I thought I’d seen a thread on something similar but have searched to no avail.
I’m joining 11 women this Friday at a potluck event and was asked to bring a hearty salad. Not sure what to bring and would love suggestions (outside of kale and quinoa which I don’t care for). I’ll leave my house at 9 and we’ll eat around noon but we’ll be at someone’s home so I will have access to a fridge and, if needed, can assemble before we eat. Not really a salad but I was thinking roasting a variety of vegetables could be an option that would likely be pretty universally liked.
Hearty salad would mean something with protein to me. I’d make one of the many varieties of chicken salad. If you think that others would be observing Lent by not eating meat on Fridays, then maybe a salmon or shrimp salad would be better.
Buy some good tortellini, and make a pasta salad with a garlicky vinaigrette, plenty of chopped tomatoes, Vidalia or red onions and sliced mushrooms marinated in the salad dressing and red or yellow peppers. Add fresh mozzarella balls sliced in half if you like.
Here’s a link to a recipe for an Asian style cole slaw. It has edamame and peanuts which give some protein. You could add meat to make it even more like a complete meal. All the colorful vegetables make a nice presentation, too.
Ingredients for the dressing:
¼ cup fresh lime juice
2 tablespoons honey
cumin to taste
corinader to taste if you like it
1 clove garlic, finely minced
½ teaspoon salt
2 tablespoons canola oil ( I generally use about half of each oil to to keep it healthier
2 tablespoons extra virgin olive oil
freshly ground black pepper
taste and add salt if needed
Ingredients for the salad:
1 medium head romaine lettuce , chopped in approximately ½ inch pieces
1 medium Anaheim peppper or if you prefer bell pepper, diced in ¼-inch pieces
½ medium red onion, diced in ¼-inch pieces
½ medium jicama, peeled and diced in ¼-inch pieces
1 medium zucchini, diced in ¼-inch dice**
4 medium tomatoes, seeded and diced into ¼-inch dice**
4 ears corn (if fresh corn is not in season, substitute 1½ cups of sweet, tiny frozen corn)
1½ cups canned black beans, drained and rinsed
½ cup finely chopped cilantro, plus whole cilantro leaves for garnish, if desired
Instructions
For the dressing, combine lime juice, honey, cumin garlic and salt. Stir to combine. In a slow, steady stream, add the oils, stirring continuously with a fork or small whisk. Taste and add more salt and pepper, if needed. Set aside.
Combine corn and other salad ingredients in a large bowl. Stir to combine. Add dressing and stir to coat all ingredients. Garnish with cilantro leaves, if desired.
I like to make (and have brought to several potluck type events) what I call pasta - anti-pasta salad. Lettuce, grape tomatoes, olives (canned black pitted), cut up celery, cut up red peppers, croutons, red onion (if you like it), grated cheese, tricolor rotini pasta, and Italian dressing. Very simple to make and usually well received. You can add meat to this salad if you like - the original recipe added sliced salami/pepperoni.
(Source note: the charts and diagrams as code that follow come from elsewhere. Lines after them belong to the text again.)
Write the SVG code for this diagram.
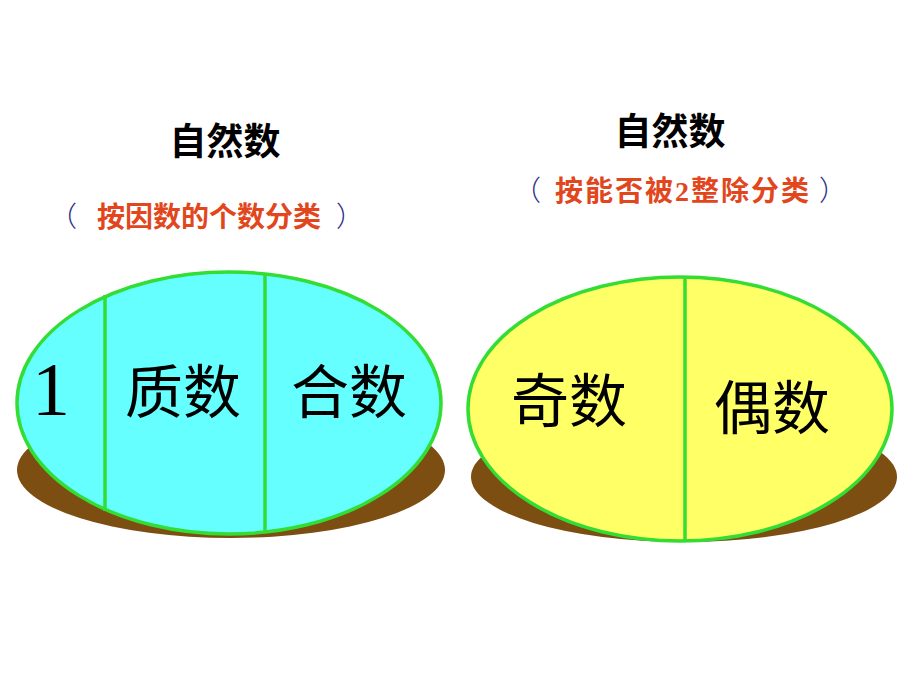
<svg xmlns="http://www.w3.org/2000/svg" width="920" height="690" viewBox="0 0 920 690">
<style>
.title{font-family:"Noto Sans CJK SC","Liberation Sans",sans-serif;font-weight:bold;font-size:37px;fill:#000;text-anchor:middle}
.sub{font-family:"Liberation Serif","Noto Sans CJK SC",serif;font-weight:bold;font-size:28px;fill:#E2461C;text-anchor:middle}
.par{font-family:"Noto Sans CJK SC",sans-serif;font-size:28px;fill:#2A2F86;font-weight:300}
.lbl{font-family:"Liberation Serif","Noto Sans CJK SC",serif;font-size:58px;fill:#000;text-anchor:middle}
.shadow{fill:#7D4E12}
.edge{stroke:#33DD33;stroke-width:3.5;fill:none}
</style>
<rect width="920" height="690" fill="#fff"/>
<g id="title-left">
<text class="title" x="225" y="155">自然数</text>
<text class="par" x="49" y="227">（</text>
<text class="sub" x="209" y="227">按因数的个数分类</text>
<text class="par" x="336" y="227">）</text>
</g>
<g id="title-right">
<text class="title" x="670" y="145">自然数</text>
<text class="par" x="513" y="201">（</text>
<text class="sub" x="683" y="201" letter-spacing="2">按能否被2整除分类</text>
<text class="par" x="819" y="201">）</text>
</g>
<g id="oval-left">
<ellipse class="shadow" cx="231" cy="470" rx="214" ry="68"/>
<ellipse cx="229" cy="403" rx="212" ry="131" fill="#66FFFF" stroke="#33DD33" stroke-width="3.5"/>
<line class="edge" x1="105" y1="295" x2="105" y2="511"/>
<line class="edge" x1="265" y1="273" x2="265" y2="533"/>
<text class="lbl" x="51" y="415" style="font-size:76px">1</text>
<text class="lbl" x="183" y="413">质数</text>
<text class="lbl" x="349" y="413">合数</text>
</g>
<g id="oval-right">
<ellipse class="shadow" cx="684" cy="477" rx="213" ry="65"/>
<ellipse cx="680" cy="409" rx="212" ry="132" fill="#FFFF66" stroke="#33DD33" stroke-width="3.5"/>
<line class="edge" x1="685" y1="278" x2="685" y2="541"/>
<text class="lbl" x="569" y="422">奇数</text>
<text class="lbl" x="772" y="429">偶数</text>
</g>
</svg>
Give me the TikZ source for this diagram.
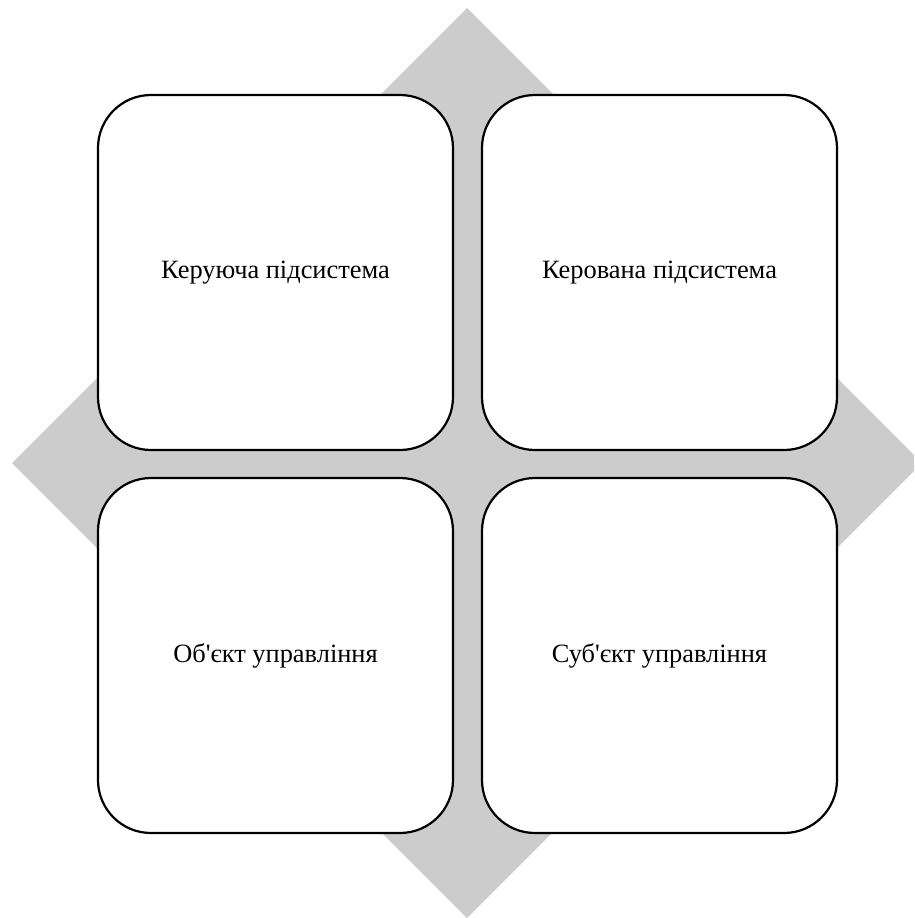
\documentclass[tikz,border=0pt]{standalone}
\usepackage{fontspec}
\setmainfont{Liberation Serif}[Ligatures=TeXOff]
\definecolor{diam}{RGB}{204,204,204}
\begin{document}
\begin{tikzpicture}[x=1pt,y=-1pt,
  quad/.style={draw=black,line width=2.2pt,fill=white,rounded corners=53pt,
    minimum width=355pt,minimum height=355pt,inner sep=0pt,
    font=\fontsize{26.4}{30}\selectfont}]
\useasboundingbox (0,0) rectangle (914,918);
\begin{scope}
\clip (0,0) rectangle (914,918);
\fill[diam] (467,8) -- (922,463) -- (467,918) -- (12,463) -- cycle;
\end{scope}
\node[quad] (tl) at (275.5,272.5) {Керуюча підсистема};
\node[quad] (tr) at (659.5,272.5) {Керована підсистема};
\node[quad] (bl) at (275.5,655.5) {Об'єкт управління};
\node[quad] (br) at (659.5,655.5) {Суб'єкт управління};
\end{tikzpicture}
\end{document}
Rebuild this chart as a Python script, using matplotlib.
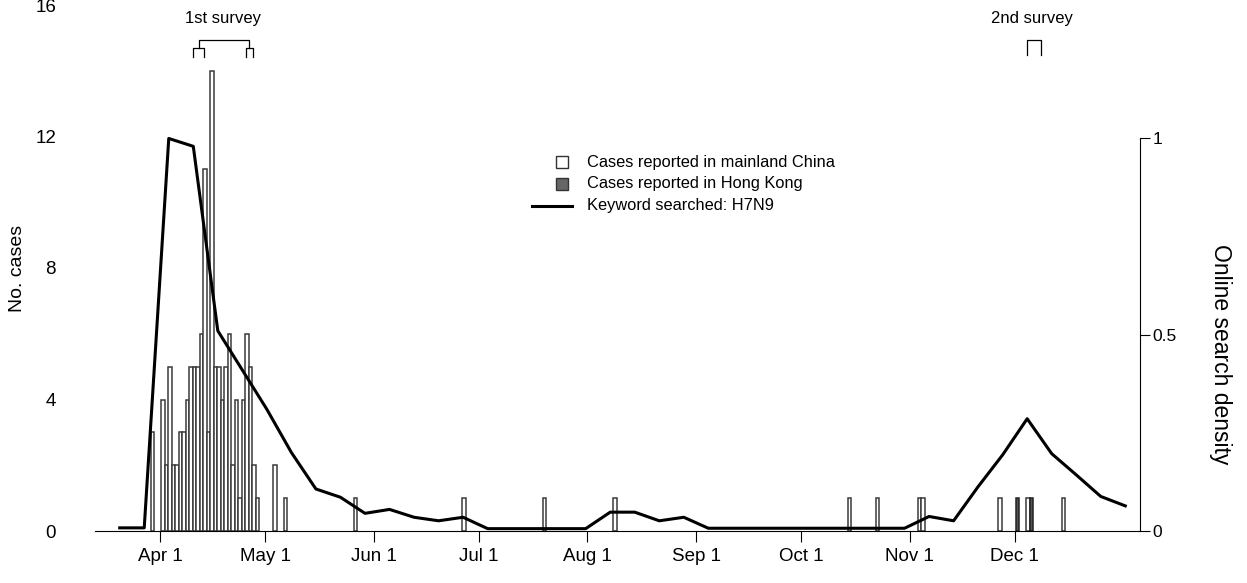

I like that broccoli salad. Broccoli, red onion, raisins or craisins…and a dressing made with Mayo, vinegar, and sugar. Do a google search for Broccoli Salad…you will get a bunch of hits. It’s easy, and a great picnic salad for a potluck.
These are great. Thanks for the ideas. No vegetarians, no observant Catholics so no real restrictions. I love detailed recipes…DH took on the cooking early on and it’s only been more recently that I’ve ventured in so I’m very much a recipe follower. Love all the options but would love to hear more.
This is a delicious roasted root vegetable salad. You could make it more hearty by adding in a protein like chicken or turkey. Or toss in some al dente orzo. If you’re uncertain about the cilantro dressing you could sub in an avocado dressing. http://www.aspicyperspective.com/roasted-root-vegetables-salad/
Here is an arugula, tortellini and rotisserie chicken salad that I do. My only changes are a couple of more cloves of garlic in the dressing and honey instead of sugar. I also add avocados sometimes. This is an easy and good dinner for H and I after the gym, but I have also taken it to potlucks and everyone loved it.
I love, love, love this salad. (Roasted cauliflower with hazelnuts and pomegranate seeds.) It’s got a totally different flavor palate from your run of the mill salads.
I love a chopped nicoise salad with all of the usual ingredients–lettuce, olives (I use kalamata as a sub for true nicoise olives), tomatoes, steamed red potatoes, hard boiled egg, and steamed haricot verts (green beans)-chopped along with good quality canned tuna tossed in a dijon vinaigrette.